Pesimistis New Normal Berhasil, Indef: Masyarakat Cenderung Abai
Reporter
Antara
Editor
Rr. Ariyani Yakti Widyastuti
Rabu, 27 Mei 2020 17:02 WIB
TEMPO.CO, Jakarta - Direktur Eksekutif Institute for Development of Economics and Finance (Indef) Tauhid Ahmad pesimistis penerapan tatanan baru atau New Normal diikuti penerapan protokol kesehatan oleh publik dengan baik.
Pasalnya, kata Tauhid, dari berbagai contoh kasus sebelumnya bahwa masyarakat belum sepenuhnya sadar akan pentingnya melakukan physical distancing untuk memutus penyebaran virus Corona atau Covid-19. Oleh karena itu, pemerintah masih perlu terus memberikan sosialisasi tentang protokol kesehatan yang baik dan benar.
“Masyarakat kita agak kurang begitu baik dan cenderung abai bisa dilihat dari antusias mudik,” ujar Tauhid, Rabu, 27 Mei 2020.
Tauhid juga menilai seharusnya ada pengawasan terhadap kesehatan maupun sanksi kepada pelanggar protokol kesehatan.
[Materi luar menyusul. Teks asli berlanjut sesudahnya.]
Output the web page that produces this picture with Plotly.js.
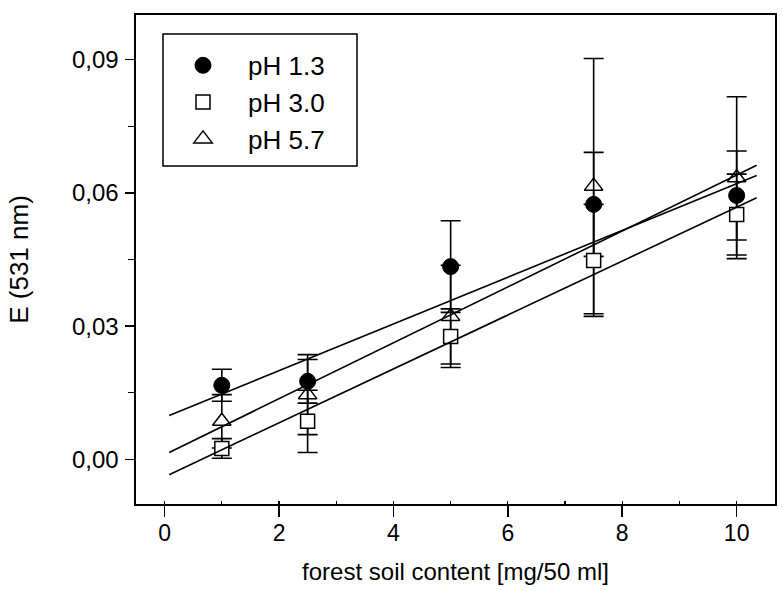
<!DOCTYPE html>
<html>
<head>
<meta charset="utf-8">
<script src="https://cdn.plot.ly/plotly-3.0.1.min.js"></script>
<style>html,body{margin:0;padding:0;background:#fff;}#chart{width:783px;height:591px;}</style>
</head>
<body>
<div id="chart"></div>
<script>
// Data
const xVals = [1, 2.5, 5, 7.5, 10];
const ph13 = [0.0167, 0.0176, 0.0434, 0.0574, 0.0594];
const ph13Err = [0.0036, 0.0049, 0.0103, 0.0117, 0.0100];
const ph30 = [0.0025, 0.0086, 0.0277, 0.0448, 0.0551];
const ph30Err = [0.0022, 0.0070, 0.0062, 0.0126, 0.0091];
const ph57 = [0.0086, 0.0146, 0.0322, 0.0615, 0.0634];
const ph57Err = [0.0060, 0.0090, 0.0115, 0.0287, 0.0182];
// Fitted regression lines (end points)
const fitX = [0.08, 10.35];
const fit13 = [0.0099, 0.0639];
const fit30 = [-0.0034, 0.0589];
const fit57 = [0.0016, 0.0662];
const seriesNames = ['pH 1.3', 'pH 3.0', 'pH 5.7'];

const FONT = 'Liberation Sans, Arial, sans-serif';
const errStyle = (arr) => ({type: 'data', array: arr, visible: true, color: 'black', thickness: 1.6, width: 10});

const traces = [
  {x: xVals, y: ph57, name: seriesNames[2], type: 'scatter', mode: 'markers', legendgroup: 'c', legendrank: 3,
   marker: {symbol: 'triangle-up', size: 16, color: 'white', line: {color: 'black', width: 1.5}},
   error_y: errStyle(ph57Err)},
  {x: xVals, y: ph13, name: seriesNames[0], type: 'scatter', mode: 'markers', legendgroup: 'a', legendrank: 1,
   marker: {symbol: 'circle', size: 16, color: 'black', line: {color: 'black', width: 1}},
   error_y: errStyle(ph13Err)},
  {x: xVals, y: ph30, name: seriesNames[1], type: 'scatter', mode: 'markers', legendgroup: 'b', legendrank: 2,
   marker: {symbol: 'square', size: 14, color: 'white', line: {color: 'black', width: 1.5}},
   error_y: errStyle(ph30Err)},
  {x: fitX, y: fit13, type: 'scatter', mode: 'lines', showlegend: false, line: {color: 'black', width: 1.6}, hoverinfo: 'skip'},
  {x: fitX, y: fit30, type: 'scatter', mode: 'lines', showlegend: false, line: {color: 'black', width: 1.6}, hoverinfo: 'skip'},
  {x: fitX, y: fit57, type: 'scatter', mode: 'lines', showlegend: false, line: {color: 'black', width: 1.6}, hoverinfo: 'skip'}
];

const PL = 136, PR = 775, PT = 15, PB = 504;
const pw = PR - PL, ph = PB - PT;
// legend frame in pixels -> paper coords
const lgBox = {x0: (163 - PL) / pw, x1: (357 - PL) / pw, y0: (PB - 166) / ph, y1: (PB - 34) / ph};

const layout = {
  width: 783, height: 591,
  margin: {l: PL, r: 783 - PR, t: PT, b: 591 - PB},
  paper_bgcolor: 'white', plot_bgcolor: 'white',
  separators: ',.',
  font: {family: FONT, color: 'black', size: 23},
  showlegend: true,
  legend: {
    x: (158 - PL) / pw, y: 0.945, xanchor: 'left', yanchor: 'top',
    bgcolor: 'rgba(0,0,0,0)', borderwidth: 0,
    font: {family: FONT, size: 26, color: 'black'},
    itemwidth: 80, tracegroupgap: 7, traceorder: 'normal'
  },
  shapes: [
    {type: 'rect', xref: 'paper', yref: 'paper', x0: lgBox.x0, x1: lgBox.x1, y0: lgBox.y0, y1: lgBox.y1,
     line: {color: 'black', width: 1.5}, fillcolor: 'rgba(0,0,0,0)', layer: 'above'}
  ],
  xaxis: {
    range: [-0.5, 10.67], showgrid: false, zeroline: false,
    showline: true, linecolor: 'black', linewidth: 1.6, mirror: true,
    tick0: 0, dtick: 2, ticks: 'outside', ticklen: 11, tickwidth: 1.6, tickcolor: 'black',
    ticklabelstandoff: -3,
    tickfont: {family: FONT, size: 23},
    minor: {dtick: 1, ticks: 'inside', ticklen: 3, tickwidth: 1.2, tickcolor: 'black'},
    title: {text: 'forest soil content [mg/50 ml]', font: {family: FONT, size: 24}, standoff: 18}
  },
  yaxis: {
    range: [-0.01, 0.10], showgrid: false, zeroline: false,
    showline: true, linecolor: 'black', linewidth: 1.6, mirror: true,
    tick0: 0, dtick: 0.03, tickformat: '.2f', ticks: 'outside', ticklen: 9, tickwidth: 1.6, tickcolor: 'black',
    ticklabelstandoff: 2,
    tickfont: {family: FONT, size: 24},
    minor: {dtick: 0.015, ticks: 'outside', ticklen: 6, tickwidth: 1.2, tickcolor: 'black'},
    title: {text: 'E (531 nm)', font: {family: FONT, size: 26}, standoff: 36}
  }
};

Plotly.newPlot('chart', traces, layout, {displayModeBar: false, staticPlot: true});
</script>
</body>
</html>
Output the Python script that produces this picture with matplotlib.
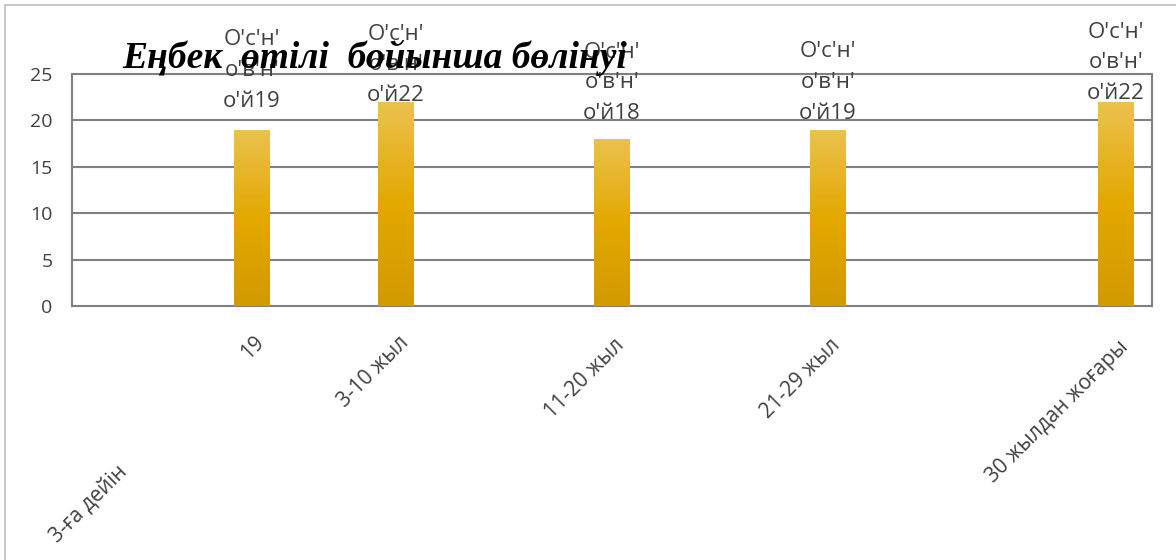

Dengan begitu, diharapkan skenario normal baru dapat terlaksana dengan baik tanpa menambah jumlah kasus Covid-19.
“Pelaksanaan new normal butuh orang mengawasi jauh lebih banyak, tapi susah kalau hanya mengandalkan kesadaran masyarakat, apalagi tidak ada sanksi,” kata Tauhid.
Lebih jauh, Tauhid mengatakan persiapan protokol kesehatan menjadi hal utama dalam menyambut kondisi normal baru mengingat kasus Covid-19 di Indonesia masih tergolong tinggi dan belum menunjukkan adanya penurunan. “Tidak apa-apa sosialisasi soal new normal tapi ini lihat dulu indikator (protokol kesehatan) yang penting,” ujarnya.
Pernyataan Tauhid menanggapi rencana pemerintah yang mulai membuka kembali aktivitas perekonomian seperti tempat perbelanjaan akan membutuhkan penanganan dan persiapan protokol kesehatan yang berbeda-beda. “Apa pasar dan mal siap dengan situasi seperti itu karena agak berat, terutama bagi usaha yang sangat mengandalkan kerumunan massa, termasuk mal akan berkurang separuh,” katanya.
Dalam mempersiapkan protokol kesehatan, menurut Tauhid, bakal membutuhkan biaya banyak dan tidak mudah. Ia mencontohkan restoran yang harus menyiapkan tempat makan dengan tingkat privasi lebih tinggi karena tidak bisa memasukkan orang lebih banyak. “Ini tidak mudah dan perlu biaya. Bukan sekadar mal dibuka, tapi masing-masing usaha juga harus diatur."